## YOUR GOAL
Skip the pictures. Set down, word for word, the lines from the start of the material up to and including the line with "inv_r = [1.184]".
begin
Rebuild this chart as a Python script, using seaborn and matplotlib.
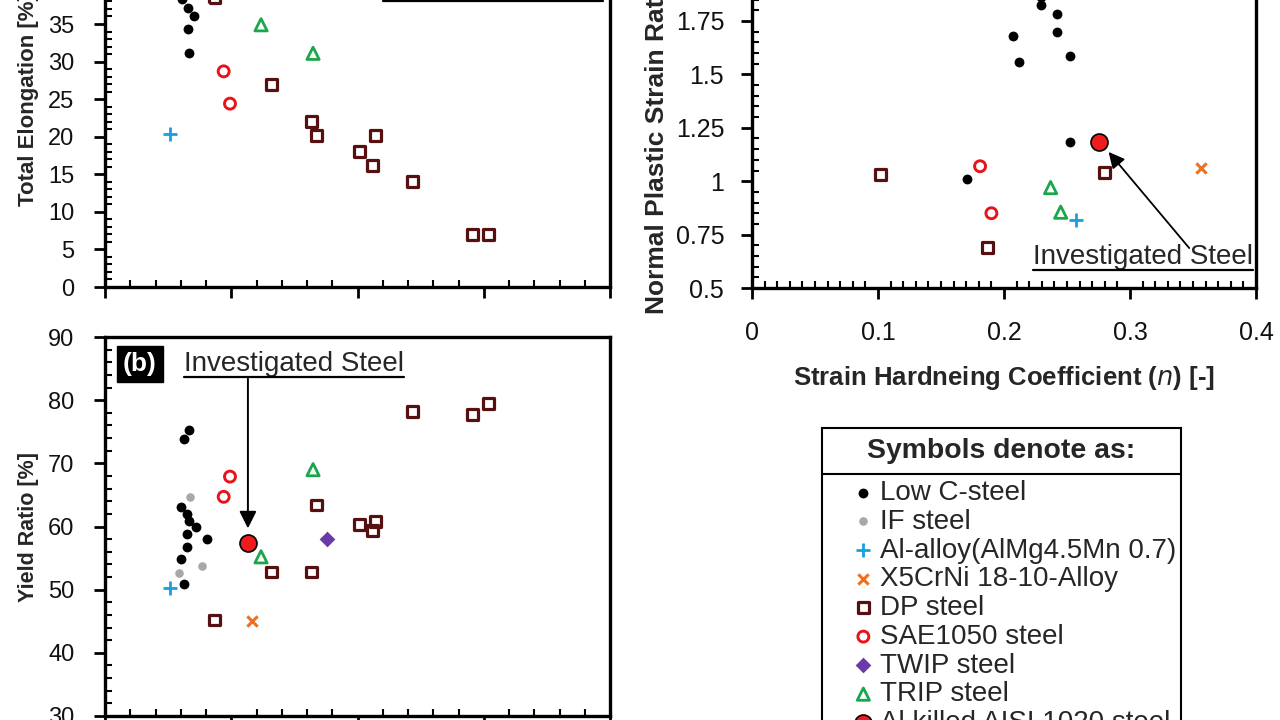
import matplotlib
matplotlib.use("Agg")
import matplotlib.pyplot as plt
import seaborn as sns
from matplotlib.lines import Line2D
from matplotlib.ticker import MultipleLocator, FuncFormatter

# ---- values ----
# panels (a) and (b) share the strength axis [MPa]; its title is below the crop
lowc_uts_a = [305, 329, 352, 329, 333]
lowc_elong = [38.3, 37.1, 36.0, 34.3, 31.2]
lowc_uts_b = [333, 313, 301, 325, 331, 360, 325, 404, 325, 301, 313]
lowc_yr = [75.2, 73.9, 63.1, 62.0, 60.8, 60.0, 58.8, 58.0, 56.8, 54.9, 50.9]

if_uts = [336, 293, 384]
if_yr = [64.7, 52.6, 53.8]

al_uts = [257]
al_elong = [20.4]
al_yr = [50.2]

x5_uts = [582]
x5_yr = [45.0]

dp_uts = [432, 658, 818, 838, 1008, 1060, 1070, 1216, 1457, 1518]
dp_elong = [38.5, 27.0, 22.0, 20.2, 18.0, 16.2, 20.2, 14.0, 7.0, 7.0]
dp_yr = [45.2, 52.8, 52.8, 63.4, 60.3, 59.4, 60.8, 78.2, 77.7, 79.4]

sae_uts = [470, 495]
sae_elong = [28.7, 24.4]
sae_yr = [64.7, 67.9]

twip_uts = [878]
twip_yr = [58.0]

trip_uts = [618, 824]
trip_elong = [34.9, 31.1]
trip_yr = [55.2, 69.0]

inv_uts = [566]
inv_yr = [57.4]

# panel (c): strain hardening coefficient n vs normal plastic strain ratio r
lowc_n = [0.229, 0.229, 0.242, 0.242, 0.207, 0.212, 0.252, 0.252, 0.171]
lowc_r = [1.862, 1.826, 1.783, 1.699, 1.680, 1.558, 1.586, 1.184, 1.010]
dp_n = [0.102, 0.187, 0.280]
dp_r = [1.03, 0.69, 1.04]
sae_n = [0.181, 0.190]
sae_r = [1.07, 0.85]
trip_n = [0.237, 0.245]
trip_r = [0.97, 0.855]
al_n = [0.257]
al_r = [0.82]
x5_n = [0.356]
x5_r = [1.06]
inv_n = [0.275]
inv_r = [1.184]

STYLES = {
    "Low C-steel": dict(kind="filled", marker="o", color="black", s=50),
    "IF steel": dict(kind="filled", marker="o", color="#a8a8a8", s=38),
    "Al-alloy(AlMg4.5Mn 0.7)": dict(kind="line", marker="+", color="#1a9fe0", s=110, lw=2.0),
    "X5CrNi 18-10-Alloy": dict(kind="line", marker="x", color="#f07020", s=55, lw=2.2),
    "DP steel": dict(kind="open", marker="s", color="#561010", s=62, lw=2.3),
    "SAE1050 steel": dict(kind="open", marker="o", color="#e8141c", s=62, lw=2.1),
    "TWIP steel": dict(kind="filled", marker="D", color="#6a3aa8", s=64),
    "TRIP steel": dict(kind="open", marker="^", color="#1aa64a", s=78, lw=2.0),
    "Al killed AISI 1020 steel": dict(kind="filled", marker="o", color="#ee1c1c", s=150,
                                      ec="black", lw=1.2, z=6),
}


def draw(ax, name, x, y):
    st = STYLES[name]
    kw = dict(x=x, y=y, ax=ax, marker=st["marker"], s=st["s"], label=name,
              legend=False, zorder=st.get("z", 4), clip_on=False)
    if st["kind"] == "filled":
        kw.update(color=st["color"], edgecolor=st.get("ec", st["color"]),
                  linewidth=st.get("lw", 0))
    elif st["kind"] == "open":
        kw.update(color=st["color"], facecolor="none", edgecolor=st["color"],
                  linewidth=st["lw"])
    else:
        kw.update(color=st["color"], linewidth=st["lw"])
    sns.scatterplot(**kw)


def style_axes(ax, xlim, ylim, xmaj, xmin, ymaj, ymin, ypad, size=17):
    ax.set_xlim(*xlim)
    ax.set_ylim(*ylim)
    ax.xaxis.set_major_locator(MultipleLocator(xmaj))
    ax.xaxis.set_minor_locator(MultipleLocator(xmin))
    ax.yaxis.set_major_locator(MultipleLocator(ymaj))
    ax.yaxis.set_minor_locator(MultipleLocator(ymin))
    fmt = FuncFormatter(lambda v, _: f"{v:g}")
    ax.xaxis.set_major_formatter(fmt)
    ax.yaxis.set_major_formatter(fmt)
    ax.tick_params(which="major", direction="out", length=8, width=2,
                   labelsize=size, color="black", labelcolor="#111111",
                   left=True, bottom=True)
    ax.tick_params(axis="y", which="major", pad=ypad)
    ax.tick_params(axis="x", which="major", pad=14)
    ax.tick_params(which="minor", direction="in", length=5, width=1.5,
                   color="black", left=True, bottom=True)
    for sp in ax.spines.values():
        sp.set_visible(True)
        sp.set_linewidth(2.4)
        sp.set_color("black")
    ax.grid(False)


def underline(fig, txt, lw=1.6):
    bb = txt.get_window_extent(fig.canvas.get_renderer())
    fig.add_artist(Line2D([bb.x0, bb.x1], [bb.y0, bb.y0], transform=None,
                          color="black", linewidth=lw))


sns.set_theme(style="ticks")
plt.rcParams["font.family"] = ["Liberation Sans", "DejaVu Sans"]

W, H = 1280, 720
fig = plt.figure(figsize=(W / 100, H / 100), dpi=100)
fig.patch.set_facecolor("white")

ax_a = fig.add_axes([105 / W, 433 / H, 505 / W, 375.7 / H])
ax_b = fig.add_axes([105 / W, 4 / H, 505 / W, 379 / H])
ax_c = fig.add_axes([752 / W, 432 / H, 504 / W, 320.4 / H])

# (a) total elongation
draw(ax_a, "Low C-steel", lowc_uts_a, lowc_elong)
draw(ax_a, "Al-alloy(AlMg4.5Mn 0.7)", al_uts, al_elong)
draw(ax_a, "DP steel", dp_uts, dp_elong)
draw(ax_a, "SAE1050 steel", sae_uts, sae_elong)
draw(ax_a, "TRIP steel", trip_uts, trip_elong)
style_axes(ax_a, (0, 2000), (0, 50), 500, 100, 5, 1, 14)
ax_a.tick_params(labelbottom=False)
ax_a.set_ylabel("Total Elongation [%]", fontsize=16, fontweight="bold")
ax_a.yaxis.set_label_coords(-0.13, 0.5)

# (b) yield ratio
draw(ax_b, "Low C-steel", lowc_uts_b, lowc_yr)
draw(ax_b, "IF steel", if_uts, if_yr)
draw(ax_b, "Al-alloy(AlMg4.5Mn 0.7)", al_uts, al_yr)
draw(ax_b, "X5CrNi 18-10-Alloy", x5_uts, x5_yr)
draw(ax_b, "DP steel", dp_uts, dp_yr)
draw(ax_b, "SAE1050 steel", sae_uts, sae_yr)
draw(ax_b, "TWIP steel", twip_uts, twip_yr)
draw(ax_b, "TRIP steel", trip_uts, trip_yr)
draw(ax_b, "Al killed AISI 1020 steel", inv_uts, inv_yr)
style_axes(ax_b, (0, 2000), (30, 90), 500, 100, 10, 2, 14)
ax_b.set_ylabel("Yield Ratio [%]", fontsize=15.5, fontweight="bold")
ax_b.yaxis.set_label_coords(-0.13, 0.5)

# (c) r-value vs n-value
draw(ax_c, "Low C-steel", lowc_n, lowc_r)
draw(ax_c, "Al-alloy(AlMg4.5Mn 0.7)", al_n, al_r)
draw(ax_c, "X5CrNi 18-10-Alloy", x5_n, x5_r)
draw(ax_c, "DP steel", dp_n, dp_r)
draw(ax_c, "SAE1050 steel", sae_n, sae_r)
draw(ax_c, "TRIP steel", trip_n, trip_r)
draw(ax_c, "Al killed AISI 1020 steel", inv_n, inv_r)
style_axes(ax_c, (0, 0.4), (0.5, 2.0), 0.1, 0.01, 0.25, 0.05, 12, size=18)
ax_c.tick_params(axis="x", which="major", pad=16)
ax_c.set_ylabel("Normal Plastic Strain Ratio [-]", fontsize=19, fontweight="bold")
ax_c.yaxis.set_label_coords(-0.165, 0.5)
ax_c.set_xlabel("Strain Hardneing Coefficient ($\\mathit{n}$) [-]", fontsize=18.5,
                fontweight="bold")
ax_c.xaxis.set_label_coords(0.5, -0.238)

# annotations for the investigated steel
t_a = ax_a.text(1101, 39.8, "Investigated Steel", fontsize=20, ha="left", va="center")
t_b = ax_b.text(313, 85.8, "Investigated Steel", fontsize=20, ha="left", va="center")
ax_b.text(0.069, 0.929, "(b)", transform=ax_b.transAxes, fontsize=19, fontweight="bold",
          color="white", ha="center", va="center",
          bbox=dict(boxstyle="square,pad=0.22", fc="black", ec="black"))
ax_b.annotate("", xy=(inv_uts[0], inv_yr[0] + 2.3), xytext=(inv_uts[0], 83.4),
              arrowprops=dict(arrowstyle="-|>", color="black", lw=1.4,
                              mutation_scale=26, shrinkA=0, shrinkB=0))
t_c = ax_c.text(0.223, 0.645, "Investigated Steel", fontsize=20, ha="left", va="center")
ax_c.annotate("", xy=(inv_n[0] + 0.008, inv_r[0] - 0.047), xytext=(0.347, 0.687),
              arrowprops=dict(arrowstyle="-|>", color="black", lw=1.3,
                              mutation_scale=24, shrinkA=0, shrinkB=0))

# legend box
ax_leg = fig.add_axes([822 / W, -25 / H, 359 / W, 317 / H])
ax_leg.set_xlim(0, 1)
ax_leg.set_ylim(0, 1)
ax_leg.set_xticks([])
ax_leg.set_yticks([])
for sp in ax_leg.spines.values():
    sp.set_linewidth(1.5)
    sp.set_color("black")
ax_leg.axhline((745 - 474) / 317, color="black", linewidth=1.5)
ax_leg.text(0.5, (745 - 451) / 317, "Symbols denote as:", fontsize=20.4, fontweight="bold",
            ha="center", va="center")
handles, labels = ax_b.get_legend_handles_labels()
ax_leg.legend(handles, labels, loc="upper left", bbox_to_anchor=(0.092, 0.836),
              frameon=False, fontsize=20, handlelength=0.6, handletextpad=0.3,
              labelspacing=0.1, borderpad=0, borderaxespad=0, scatterpoints=1)

fig.canvas.draw()
for t in (t_a, t_b, t_c):
    underline(fig, t)

fig.savefig("out.png", dpi=100, facecolor="white")
plt.close(fig)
end
## OUTPUT FOR THIS TASK
Rebuild this chart as a Python script, using seaborn and matplotlib.
import matplotlib
matplotlib.use("Agg")
import matplotlib.pyplot as plt
import seaborn as sns
from matplotlib.lines import Line2D
from matplotlib.ticker import MultipleLocator, FuncFormatter

# ---- values ----
# panels (a) and (b) share the strength axis [MPa]; its title is below the crop
lowc_uts_a = [305, 329, 352, 329, 333]
lowc_elong = [38.3, 37.1, 36.0, 34.3, 31.2]
lowc_uts_b = [333, 313, 301, 325, 331, 360, 325, 404, 325, 301, 313]
lowc_yr = [75.2, 73.9, 63.1, 62.0, 60.8, 60.0, 58.8, 58.0, 56.8, 54.9, 50.9]

if_uts = [336, 293, 384]
if_yr = [64.7, 52.6, 53.8]

al_uts = [257]
al_elong = [20.4]
al_yr = [50.2]

x5_uts = [582]
x5_yr = [45.0]

dp_uts = [432, 658, 818, 838, 1008, 1060, 1070, 1216, 1457, 1518]
dp_elong = [38.5, 27.0, 22.0, 20.2, 18.0, 16.2, 20.2, 14.0, 7.0, 7.0]
dp_yr = [45.2, 52.8, 52.8, 63.4, 60.3, 59.4, 60.8, 78.2, 77.7, 79.4]

sae_uts = [470, 495]
sae_elong = [28.7, 24.4]
sae_yr = [64.7, 67.9]

twip_uts = [878]
twip_yr = [58.0]

trip_uts = [618, 824]
trip_elong = [34.9, 31.1]
trip_yr = [55.2, 69.0]

inv_uts = [566]
inv_yr = [57.4]

# panel (c): strain hardening coefficient n vs normal plastic strain ratio r
lowc_n = [0.229, 0.229, 0.242, 0.242, 0.207, 0.212, 0.252, 0.252, 0.171]
lowc_r = [1.862, 1.826, 1.783, 1.699, 1.680, 1.558, 1.586, 1.184, 1.010]
dp_n = [0.102, 0.187, 0.280]
dp_r = [1.03, 0.69, 1.04]
sae_n = [0.181, 0.190]
sae_r = [1.07, 0.85]
trip_n = [0.237, 0.245]
trip_r = [0.97, 0.855]
al_n = [0.257]
al_r = [0.82]
x5_n = [0.356]
x5_r = [1.06]
inv_n = [0.275]
inv_r = [1.184]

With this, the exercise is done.